Here's some positive news out of Europe for a change: German Chancellor Angela Merkel and French President Nicolas Sarkozy called yesterday for a tax on financial trades. This isn't a new idea -- European leaders have pushed it before -- but a financial transaction tax (FTT) is a good idea that deserves to be taken seriously on both revenue-hungry sides of the Atlantic.
Different countries have taxed trading at different times in the past. John Maynard Keynes was an early advocate of an FTT, arguing in 1936 that it would be way to rein in the excesses and instability of Wall Street and "mitigate the predominance of speculation over enterprise in the United States."
Most countries got rid of their FTT's as global competition among stock exchanges increased and the finance industry gained more political clout. But a small tax on trades is still imposed in some places, including the London stock exchange.
An FTT makes sense today in the United States, and Europe, for several reasons. For starters, it could help achieve the goal that originally drew Keynes to the idea, namely reduce volatility in the market. The huge gyrations and "flash crashes" that we have seen in recent times -- and in the past few weeks in particular -- partly reflect the fact that there are virtually no costs to constantly jumping in and out of the market. (A big reason for such low costs is the computerizaton of trading.) Investors seeking a tiny edge can scare the daylights out of the rest of us and, in the worse case, trigger chain reactions that do real damage to the economy.
Imposing a small tax on trading wouldn't affect investors who hold stocks for long periods, but it could cause speculators to trade less frequently and thus dampen volatility. That would be a good thing. Indeed, an FTT has more support on Wall Street than you'd think, because it would make the life of value investors easier while penalizing the cowboys of the trading world. Among others, John Bogle, the legendary founder of Vanguard, is for an FTT.
Just as good would be the new tax revenue from such a tax. A 2008 study by the Center for Economic and Policy Research estimated that an FTT could raise $100 billion a year in the United States even as trading volumes decline. (A few years earlier, the Congressional Research Service found that a 0.5 percent FTT -- similar to the UK rate -- could raise $65 billion.)
Whatever the exact amount, we're talking about the potential for some serious money here -- probably more than $750 billion over the next decade. To be sure, some of the costs of this tax will be passed along to ordinary investors, but the brunt will hit deep pocketed entities like hedge funds that have a business model built around frequent trading.
An FTT has strong support among many economists who see it as an economically efficient way to raise revenues. A 2009 letter in favor of including an FTT in financial reform, signed by 200 economists, academics, and business leaders, said that even a tiny tax would help raise trading costs back to the pre-computerization levels of a few decades ago and reduce transactions that have "little economic or social value."

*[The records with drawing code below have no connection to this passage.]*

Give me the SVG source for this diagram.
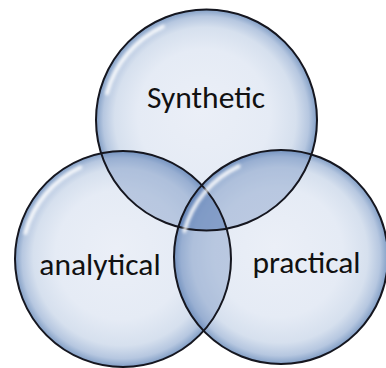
<svg xmlns="http://www.w3.org/2000/svg" width="386" height="368" viewBox="0 0 386 368">
  <defs>
    <radialGradient id="bubble" cx="0.5" cy="0.5" r="0.5" fx="0.47" fy="0.45">
      <stop offset="0" stop-color="#EBEFF7"/>
      <stop offset="0.6" stop-color="#E5EBF5"/>
      <stop offset="0.82" stop-color="#D6E0EE"/>
      <stop offset="0.93" stop-color="#B6C7E0"/>
      <stop offset="0.985" stop-color="#8DA7CB"/>
      <stop offset="1" stop-color="#6E8AB4"/>
    </radialGradient>
    <clipPath id="cT"><circle cx="206.5" cy="120" r="110.5"/></clipPath>
    <clipPath id="cL"><circle cx="123" cy="259" r="108"/></clipPath>
    <clipPath id="cR"><circle cx="281" cy="257" r="107"/></clipPath>
    <filter id="blur" x="-20%" y="-20%" width="140%" height="140%">
      <feGaussianBlur stdDeviation="1.6"/>
    </filter>
    <style>
      .base { fill: url(#bubble); }
      .ov { fill: #5A7DB3; fill-opacity: 0.32; }
      .rim { fill: none; stroke: #15161f; stroke-width: 2; }
      .hl { fill: none; stroke: #FFFFFF; stroke-width: 4; stroke-linecap: round; opacity: 0.85; filter: url(#blur); }
      .lbl { font-family: Carlito, Lato, "Liberation Sans", sans-serif; font-size: 31.5px; fill: #111111; text-anchor: middle; }
    </style>
  </defs>
  <rect width="386" height="368" fill="#FFFFFF"/>
  <g id="fills">
    <circle class="base" cx="206.5" cy="120" r="110.5"/>
    <circle class="base" cx="123" cy="259" r="108"/>
    <circle class="base" cx="281" cy="257" r="107"/>
  </g>
  <g id="overlaps">
    <circle class="ov" cx="123" cy="259" r="108" clip-path="url(#cT)"/>
    <circle class="ov" cx="281" cy="257" r="107" clip-path="url(#cT)"/>
    <circle class="ov" cx="281" cy="257" r="107" clip-path="url(#cL)"/>
  </g>
  <g id="node-synthetic">
    <path class="hl" d="M107,93.3 A103,103 0 0 1 162.9,26.7"/>
    <circle class="rim" cx="206.5" cy="120" r="110.5"/>
    <text class="lbl" x="206" y="108">Synthetic</text>
  </g>
  <g id="node-analytical">
    <path class="hl" d="M25.4,232.9 A101,101 0 0 1 80.3,167.5"/>
    <circle class="rim" cx="123" cy="259" r="108"/>
    <text class="lbl" x="100" y="275">analytical</text>
  </g>
  <g id="node-practical">
    <path class="hl" d="M184.4,231.1 A100,100 0 0 1 238.7,166.4"/>
    <circle class="rim" cx="281" cy="257" r="107"/>
    <text class="lbl" x="306.5" y="273">practical</text>
  </g>
  <g id="connectors"/>
</svg>
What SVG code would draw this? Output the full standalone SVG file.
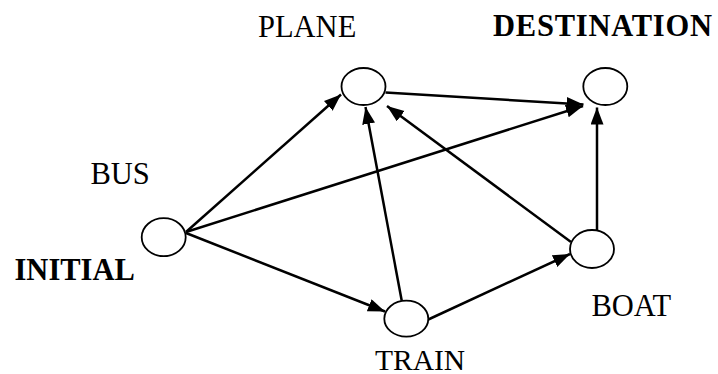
<svg xmlns="http://www.w3.org/2000/svg" width="718" height="374" viewBox="0 0 718 374">
<style>
.node{fill:#fff;stroke:#000;stroke-width:1.8}
.lbl{font-family:"Liberation Serif","Times New Roman",serif;font-size:30.5px;fill:#000}
.b{font-weight:bold}
.edge{stroke:#000;stroke-width:2.5;fill:none;marker-end:url(#ah)}
</style>
<defs>
<marker id="ah" markerUnits="userSpaceOnUse" markerWidth="18" markerHeight="14" refX="17" refY="6.5" orient="auto">
<path d="M0,0 L17,6.5 L0,13 Z" fill="#000"/>
</marker>
</defs>
<rect width="718" height="374" fill="#fff"/>
<g id="connectors">
<line class="edge" x1="186" y1="232" x2="341" y2="94.5"/>
<line class="edge" x1="186" y1="232" x2="583" y2="106"/>
<line class="edge" x1="186" y1="233" x2="385" y2="311.5"/>
<line class="edge" x1="401.7" y1="300.5" x2="365.5" y2="107"/>
<line class="edge" x1="428.3" y1="319.5" x2="570" y2="254"/>
<line class="edge" x1="571" y1="242" x2="387" y2="106"/>
<line class="edge" x1="597" y1="230" x2="597" y2="107.5"/>
<line class="edge" x1="385.5" y1="92.5" x2="583.5" y2="104.5"/>
</g>
<g id="initial">
<ellipse class="node" cx="163.7" cy="237.2" rx="22" ry="19"/>
<text class="lbl b" x="14.5" y="280">INITIAL</text>
</g>
<g id="bus">
<text class="lbl" x="90.5" y="184">BUS</text>
</g>
<g id="plane">
<ellipse class="node" cx="363.5" cy="86.5" rx="22" ry="18.5"/>
<text class="lbl" x="258" y="36.5">PLANE</text>
</g>
<g id="destination">
<ellipse class="node" cx="605.3" cy="86.5" rx="22" ry="18.5"/>
<text class="lbl b" x="493" y="36" textLength="219" lengthAdjust="spacing">DESTINATION</text>
</g>
<g id="train">
<ellipse class="node" cx="406.3" cy="318.7" rx="22" ry="18"/>
<text class="lbl" x="375" y="369.5" style="font-size:29.5px">TRAIN</text>
</g>
<g id="boat">
<ellipse class="node" cx="592" cy="249" rx="22" ry="19"/>
<text class="lbl" x="591.5" y="315.5">BOAT</text>
</g>
</svg>
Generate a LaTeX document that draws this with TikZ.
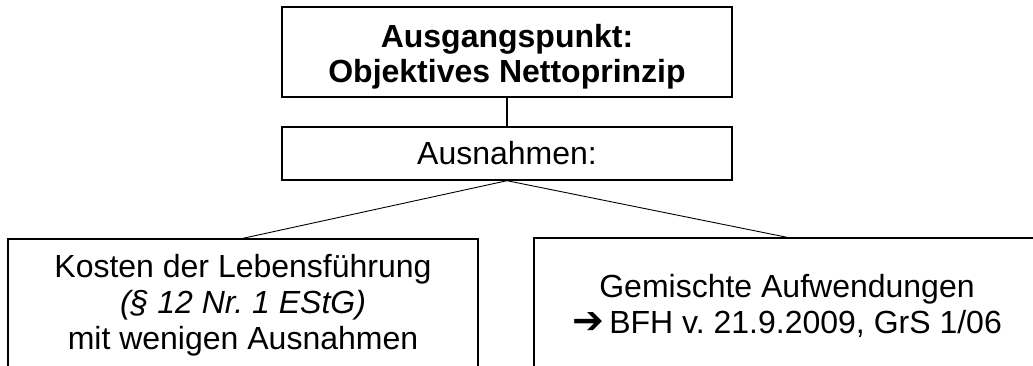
\documentclass[tikz,border=0pt]{standalone}
\usepackage{fontspec}
\setmainfont{Liberation Sans}
\newfontfamily\symfont{DejaVu Sans}
\frenchspacing
\begin{document}
\begin{tikzpicture}[x=1pt,y=-1pt,
  boxstyle/.style={draw=black, line width=1.4pt, rectangle, align=center,
    inner sep=0pt, font=\fontsize{32}{36}\selectfont},
  linkthin/.style={draw=black, line width=0.9pt},
  linkthick/.style={draw=black, line width=1.4pt}]
\useasboundingbox (0,0) rectangle (1033,365);
\clip (0,0) rectangle (1033,365);
\node[boxstyle, minimum width=450pt, minimum height=90pt,
  font=\fontsize{32}{35}\selectfont\bfseries] (top) at (507,52)
  {\rule{0pt}{31.7pt}Ausgangspunkt:\\ Objektives Nettoprinzip};
\node[boxstyle, minimum width=450pt, minimum height=53pt] (aus) at (507,153.5)
  {Ausnahmen:};
\node[boxstyle, minimum width=470pt, minimum height=132pt] (left) at (243,305)
  {Kosten der Lebensführung\\ \itshape (§ 12 Nr. 1 EStG)\\ mit wenigen Ausnahmen};
\node[boxstyle, minimum width=506pt, minimum height=135pt] (right) at (787,305.5)
  {Gemischte Aufwendungen\\ {\symfont\fontsize{38}{36}\selectfont ➔}\,BFH v. 21.9.2009, GrS 1/06};
\draw[linkthick] (top.south) -- (aus.north);
\draw[linkthin] (aus.south) -- (left.north);
\draw[linkthin] (aus.south) -- (right.north);
\end{tikzpicture}
\end{document}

Legislation to enact an FTT was introduced in Congress in 2009 by Representative Peter DeFazio. It attracted a few dozen co-sponsors but ultimately went nowhere, in part because the Obama Administration opposed a FTT.
One reason that DeFazio's plan generated such a lukewarm response -- besides the huge campaign donations that Wall Street gives to Democrats -- is that the bill would have raised the cost of trading in the United States alone. “I believe that the transaction tax still has a great deal of merit,” Speaker Nancy Pelosi said. “The concern that many of us or others have had is that it will send, it will send transactions overseas."
While there is no evidence that the UK's FTT tax has hurt the trading business in London -- last I checked, that city still had hordes of traders -- competiveness concerns should be addressed in future proposals. Pelosi's suggestion back in 2009 was to push for a global FTT and Prime Minister Gordon Brown pushed this idea at G20 meeting that year, calling for coordinated action to enact an FTT.
Now's a good moment to try again to get that ball rolling given mounting revenue woes worldwide. So kudos to Markel and Sarkozy for taking a first step here.